In an era where college basketball has, to some, devolved into a cold, corporate culture where there’s less fun and more players are under the laser microscope of pressure, the Bison are a new breed. Take, for example, this exchange between Taylor Braun, the Summit League player of the year, Alexander and Phillips after NDSU’s overtime win against the Sooners. NDSU trailed 66 – 63 with only twelve seconds left in regulation when Alexander buried a three from the right wing in front of the NDSU bench to send things into overtime. During the postgame press conference, the two Bison stars talked about the biggest shot in school history. “And what did you say when it was in the air,” Braun asked Alexander, both of them enjoying the moment. Alexander replied with one word and an ear- to-ear smile, “Buckets.” Phillips joined the act, kidding Alexander, “That’s a lot of confidence there, big fella.” In the locker room celebration following the game, Phillips summed up the shot. “Wow, wow, wow. Hey, L.A., simply one of the biggest shots in school history. You’re going to be on one shining moment,” Phillips said, referencing the CBS montage played after the Final Four’s national championship game.

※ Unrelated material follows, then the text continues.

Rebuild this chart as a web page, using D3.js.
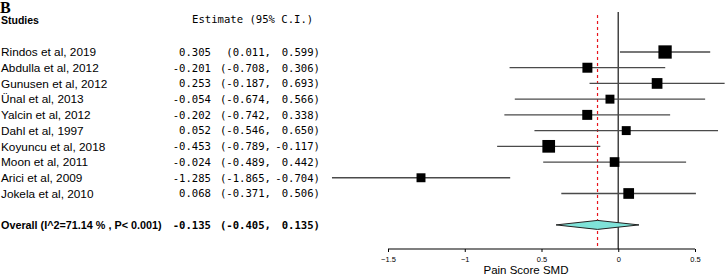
<!DOCTYPE html>
<html>
<head>
<meta charset="utf-8">
<script src="https://cdn.jsdelivr.net/npm/d3@7"></script>
<style>
  body { margin: 0; background: #fff; }
  svg { display: block; }
</style>
</head>
<body>
<div id="forest"></div>
<script>

// study data
var studies = ["Rindos et al, 2019", "Abdulla et al, 2012", "Gunusen et al, 2012", "\u00dcnal et al, 2013",
    "Yalcin et al, 2012", "Dahl et al, 1997", "Koyuncu et al, 2018", "Moon et al, 2011",
    "Arici et al, 2009", "Jokela et al, 2010"];
var estimates = [0.305, -0.201, 0.253, -0.054, -0.202, 0.052, -0.453, -0.024, -1.285, 0.068];
var lower = [0.011, -0.708, -0.187, -0.674, -0.742, -0.546, -0.789, -0.489, -1.865, -0.371];
var upper = [0.599, 0.306, 0.693, 0.566, 0.338, 0.650, -0.117, 0.442, -0.704, 0.506];
// approx weights (%), from square sizes
var weights = [12.8, 9.6, 10.3, 8.6, 9.6, 8.6, 12.2, 9.3, 8.6, 10.3];

var overallLabel = "Overall (I^2=71.14 % , P< 0.001)";
var overall = { est: -0.135, lo: -0.405, hi: 0.135 };

var tickValues = [-1.5, -1, -0.5, 0, 0.5];
var tickLabels = ["\u22121.5", "\u22121", "0.5", "0", "0.5"];

var width = 725, height = 276;

var svg = d3.select("#forest")
    .append("svg")
    .attr("width", width)
    .attr("height", height);

// x scale for the effect sizes
var x = d3.scaleLinear()
    .domain([-1.5, 0.5])
    .range([388, 695]);

// rows: header at -2, studies 0..9, overall at 11
var rowStep = 15.72;
var y = function (i) { return 52 + i * rowStep; };

var size = d3.scaleLinear()
    .domain([0, d3.max(weights)])
    .range([0, 13.3]);

var sans = "'Liberation Sans', Arial, Helvetica, sans-serif";
var mono = "'DejaVu Sans Mono', 'Liberation Mono', monospace";

var fmt = d3.format(".3f");
function num(v) { return fmt(v).replace("\u2212", "-"); }

// panel letter + headers
svg.append("text")
    .attr("x", 0).attr("y", 12.5)
    .style("font-family", "'Liberation Serif', 'Times New Roman', serif")
    .style("font-weight", "bold")
    .style("font-size", "16px")
    .text("B");

svg.append("text")
    .attr("x", 1).attr("y", 24)
    .style("font-family", sans)
    .style("font-weight", "bold")
    .style("font-size", "10.5px")
    .text("Studies");

svg.append("text")
    .attr("x", 192).attr("y", 23)
    .style("font-family", mono)
    .style("font-size", "10.6px")
    .attr("xml:space", "preserve")
    .text("Estimate (95% C.I.)");

// zero line
svg.append("line")
    .attr("x1", x(0)).attr("x2", x(0))
    .attr("y1", 12).attr("y2", 249)
    .attr("stroke", "#444")
    .attr("stroke-width", 1.5);

// summary estimate line (red dashed)
svg.append("line")
    .attr("x1", x(overall.est)).attr("x2", x(overall.est))
    .attr("y1", 15).attr("y2", 249)
    .attr("stroke", "#e8141c")
    .attr("stroke-width", 1.2)
    .attr("stroke-dasharray", "3,3");

var idx = d3.range(studies.length);

// study labels
svg.selectAll("studyLabel")
    .data(idx)
    .enter()
    .append("text")
    .attr("x", 1)
    .attr("y", function (i) { return y(i); })
    .attr("dy", "0.36em")
    .style("font-family", sans)
    .style("font-size", "11.8px")
    .text(function (i) { return studies[i]; });

// estimate columns
function estCols(sel, get) {
    sel.append("text")
        .attr("x", 211)
        .attr("y", function (d) { return get(d).y; })
        .attr("dy", "0.36em")
        .attr("text-anchor", "end")
        .text(function (d) { return num(get(d).est); });
    sel.append("text")
        .attr("x", 271)
        .attr("y", function (d) { return get(d).y; })
        .attr("dy", "0.36em")
        .attr("text-anchor", "end")
        .text(function (d) { return "(" + num(get(d).lo) + ","; });
    sel.append("text")
        .attr("x", 320)
        .attr("y", function (d) { return get(d).y; })
        .attr("dy", "0.36em")
        .attr("text-anchor", "end")
        .text(function (d) { return num(get(d).hi) + ")"; });
}

var rowsG = svg.selectAll("estRow")
    .data(idx)
    .enter()
    .append("g")
    .style("font-family", mono)
    .style("font-size", "10.6px");
estCols(rowsG, function (i) { return { y: y(i), est: estimates[i], lo: lower[i], hi: upper[i] }; });

// CI lines
svg.selectAll("ciLine")
    .data(idx)
    .enter()
    .append("line")
    .attr("x1", function (i) { return x(lower[i]); })
    .attr("x2", function (i) { return x(upper[i]); })
    .attr("y1", function (i) { return y(i); })
    .attr("y2", function (i) { return y(i); })
    .attr("stroke", "#4a4a4a")
    .attr("stroke-width", 1.3);

// squares
svg.selectAll("square")
    .data(idx)
    .enter()
    .append("rect")
    .attr("x", function (i) { return x(estimates[i]) - size(weights[i]) / 2; })
    .attr("y", function (i) { return y(i) - size(weights[i]) / 2; })
    .attr("width", function (i) { return size(weights[i]); })
    .attr("height", function (i) { return size(weights[i]); })
    .attr("fill", "#000");

// overall row
var yo = y(11);
svg.append("text")
    .attr("x", 1).attr("y", yo)
    .attr("dy", "0.36em")
    .style("font-family", sans)
    .style("font-weight", "bold")
    .style("font-size", "10.8px")
    .text(overallLabel);

var ovG = svg.append("g")
    .datum(overall)
    .style("font-family", mono)
    .style("font-weight", "bold")
    .style("font-size", "10.6px");
estCols(ovG, function (d) { return { y: yo, est: d.est, lo: d.lo, hi: d.hi }; });

svg.append("path")
    .attr("d", "M" + x(overall.lo) + "," + yo +
        "L" + x(overall.est) + "," + (yo - 4.5) +
        "L" + x(overall.hi) + "," + yo +
        "L" + x(overall.est) + "," + (yo + 4.5) + "Z")
    .attr("fill", "#7fe3d9")
    .attr("stroke", "#222")
    .attr("stroke-width", 1);

// x axis
var axis = svg.append("g")
    .attr("transform", "translate(0,249)")
    .call(d3.axisBottom(x)
        .tickValues(tickValues)
        .tickSize(3)
        .tickFormat(function (d, i) { return tickLabels[i]; }));
axis.select(".domain").attr("d", "M" + x(-1.5) + ",0H" + x(0.5)).attr("stroke-width", 1.2);
axis.selectAll("text")
    .attr("y", 8)
    .style("font-family", sans)
    .style("font-size", "7.5px");

svg.append("text")
    .attr("x", 526).attr("y", 273.5)
    .attr("text-anchor", "middle")
    .style("font-family", sans)
    .style("font-size", "11.5px")
    .text("Pain Score SMD");

</script>
</body>
</html>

But don’t take my word for it. Listen to how Steve Fisher, San Diego State’s Hall of Fame head coach, described the Bison. “Very, very, very impressed,” began Fisher. “They play exceptionally well together. They’re expertly coached. They know what they want to do, how they want to do it and do it.” This from a coach who has amassed a 24 – 13 career record in March Madness, led Michigan to a national championship in 1989, and recruited the iconic Fab Five, who appeared in back-to-back Final Fours in 1992 and 1993. “This is not a team doing it with smoke and mirrors; they’re talented.”

It was our school’s first ever tournament win, one of the most significant victories not just in NDSU history, but the history of the entire state of North Dakota, all sports, all schools. It was at once a program defining and program changing moment. “The whole experience was unbelievable,” said Braun. “Just the atmosphere was a hundred times greater than I expected. Just the intensity, everything about the game was unbelievable.” It promises to be the first of many such moments for the up-and-comers from Fargo led by their fun  loving head coach.

With the newfound notoriety, many will be taking a second look at NDSU. According to a study released the last week of March by the U.S. Census Bureau, Fargo is the fourth fastest-growing metropolitan area in the country. Phillips says the trick is getting recruits to visit NDSU so they can see what the city and university are really like. Such visits open eyes and show recruits that Fargo is nothing like the outdated and inaccurate stereotype made popular by the 1996 hit movie “Fargo.” The exposure and outpouring of love the Bison have received from their tournament run has helped.“It will help. We had to smash some perceptions about Fargo. We do,” Phillips explained. Phillips specifically noted that many media members now on the Bison bandwagon have never been to North Dakota’s largest city. “Fargo’s actually a really cool place and it’s got a ton of youth with the colleges in town, ton of energy, great employment, just a nice place.”

While midnight may have struck for this year’s Cinderella, the Bison cracked the glass ceiling, laying the groundwork for big things. After falling short in their attempt at the Sweet 16, Phillips had a final message for Bison Nation. “I expect great things out of this program. We’re going to build, we’re going to get better, we’re going to have better facilities, we’re going to work harder,” concluded Phillips. The template is in place. “I think if we do what we did with this group, we have got a pretty good template to give it an effort.” And who wouldn’t want to be part of that? Everybody up for the tipoff, the march is on!